Exactly as written, write out the lines below from the first to the one containing "return fig.add_axes([l /", inclusive. Pictures do not belong in the copy.

^^^^

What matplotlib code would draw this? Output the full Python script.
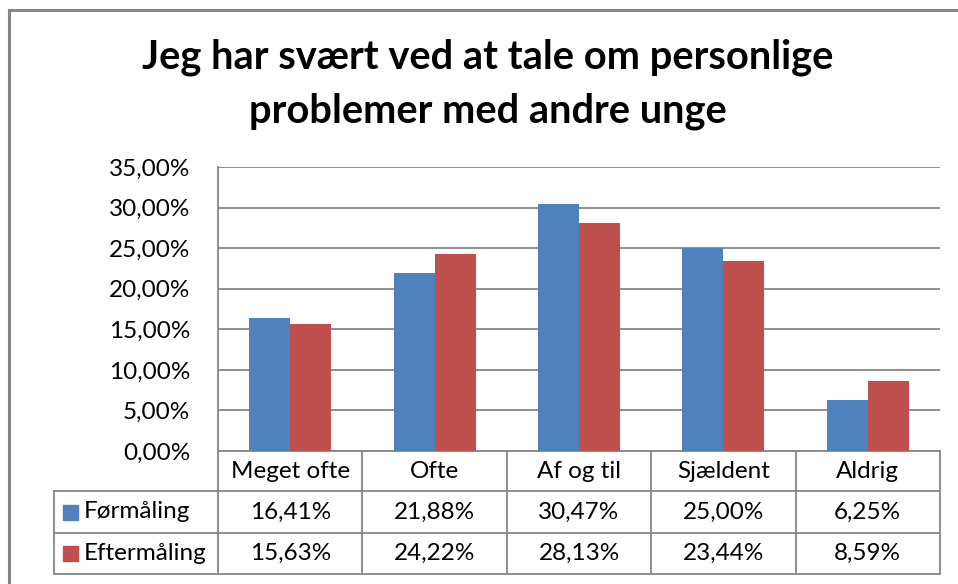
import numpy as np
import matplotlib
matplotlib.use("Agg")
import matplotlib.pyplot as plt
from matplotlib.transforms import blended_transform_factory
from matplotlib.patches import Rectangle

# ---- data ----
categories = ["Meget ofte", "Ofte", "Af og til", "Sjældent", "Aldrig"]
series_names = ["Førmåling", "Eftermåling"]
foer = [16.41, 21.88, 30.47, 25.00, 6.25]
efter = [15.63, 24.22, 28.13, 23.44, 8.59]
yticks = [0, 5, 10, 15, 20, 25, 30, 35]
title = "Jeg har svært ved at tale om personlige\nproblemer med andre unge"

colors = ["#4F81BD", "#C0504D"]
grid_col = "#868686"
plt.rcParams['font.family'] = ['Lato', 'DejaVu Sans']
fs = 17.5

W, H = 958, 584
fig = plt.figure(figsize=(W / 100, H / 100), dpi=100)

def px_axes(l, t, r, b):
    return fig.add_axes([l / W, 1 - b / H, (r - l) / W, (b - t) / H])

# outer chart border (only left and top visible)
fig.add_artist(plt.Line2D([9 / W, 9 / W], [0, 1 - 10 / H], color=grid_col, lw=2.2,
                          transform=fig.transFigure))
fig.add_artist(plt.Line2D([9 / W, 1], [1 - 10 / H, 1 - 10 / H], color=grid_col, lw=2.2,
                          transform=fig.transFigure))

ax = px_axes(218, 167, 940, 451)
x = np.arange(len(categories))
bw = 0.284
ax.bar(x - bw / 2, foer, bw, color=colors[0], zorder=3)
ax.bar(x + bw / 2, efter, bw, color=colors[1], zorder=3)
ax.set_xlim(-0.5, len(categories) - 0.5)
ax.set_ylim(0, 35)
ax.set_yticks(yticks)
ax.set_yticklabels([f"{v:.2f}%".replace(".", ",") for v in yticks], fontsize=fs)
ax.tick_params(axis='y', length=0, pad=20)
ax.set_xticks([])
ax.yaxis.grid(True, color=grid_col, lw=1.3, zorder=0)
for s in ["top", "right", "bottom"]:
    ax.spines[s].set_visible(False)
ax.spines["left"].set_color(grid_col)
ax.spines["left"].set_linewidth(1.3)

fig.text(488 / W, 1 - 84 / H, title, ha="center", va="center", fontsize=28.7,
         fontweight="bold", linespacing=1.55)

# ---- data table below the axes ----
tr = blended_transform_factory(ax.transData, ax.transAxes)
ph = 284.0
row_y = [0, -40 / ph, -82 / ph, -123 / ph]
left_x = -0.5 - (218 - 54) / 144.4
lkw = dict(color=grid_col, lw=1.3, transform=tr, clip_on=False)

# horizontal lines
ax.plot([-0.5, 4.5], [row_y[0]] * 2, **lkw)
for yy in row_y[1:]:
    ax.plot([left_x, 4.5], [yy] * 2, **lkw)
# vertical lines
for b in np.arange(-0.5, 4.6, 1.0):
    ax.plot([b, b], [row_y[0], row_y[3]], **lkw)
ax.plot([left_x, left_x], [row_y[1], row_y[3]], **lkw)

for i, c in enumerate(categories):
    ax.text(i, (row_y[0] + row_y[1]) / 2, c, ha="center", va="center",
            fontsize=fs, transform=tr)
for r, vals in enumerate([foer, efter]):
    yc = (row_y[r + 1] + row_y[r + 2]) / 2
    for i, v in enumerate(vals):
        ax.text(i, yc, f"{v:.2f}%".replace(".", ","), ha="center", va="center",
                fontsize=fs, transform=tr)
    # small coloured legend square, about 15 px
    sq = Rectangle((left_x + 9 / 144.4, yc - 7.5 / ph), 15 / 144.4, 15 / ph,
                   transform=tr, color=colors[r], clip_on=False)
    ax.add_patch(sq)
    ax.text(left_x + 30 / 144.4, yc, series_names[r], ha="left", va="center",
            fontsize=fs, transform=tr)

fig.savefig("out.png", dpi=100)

^^^^

▶ [Worked solution]
What matplotlib code would draw this? Output the full Python script.
import numpy as np
import matplotlib
matplotlib.use("Agg")
import matplotlib.pyplot as plt
from matplotlib.transforms import blended_transform_factory
from matplotlib.patches import Rectangle

# ---- data ----
categories = ["Meget ofte", "Ofte", "Af og til", "Sjældent", "Aldrig"]
series_names = ["Førmåling", "Eftermåling"]
foer = [16.41, 21.88, 30.47, 25.00, 6.25]
efter = [15.63, 24.22, 28.13, 23.44, 8.59]
yticks = [0, 5, 10, 15, 20, 25, 30, 35]
title = "Jeg har svært ved at tale om personlige\nproblemer med andre unge"

colors = ["#4F81BD", "#C0504D"]
grid_col = "#868686"
plt.rcParams['font.family'] = ['Lato', 'DejaVu Sans']
fs = 17.5

W, H = 958, 584
fig = plt.figure(figsize=(W / 100, H / 100), dpi=100)

def px_axes(l, t, r, b):
    return fig.add_axes([l / W, 1 - b / H, (r - l) / W, (b - t) / H])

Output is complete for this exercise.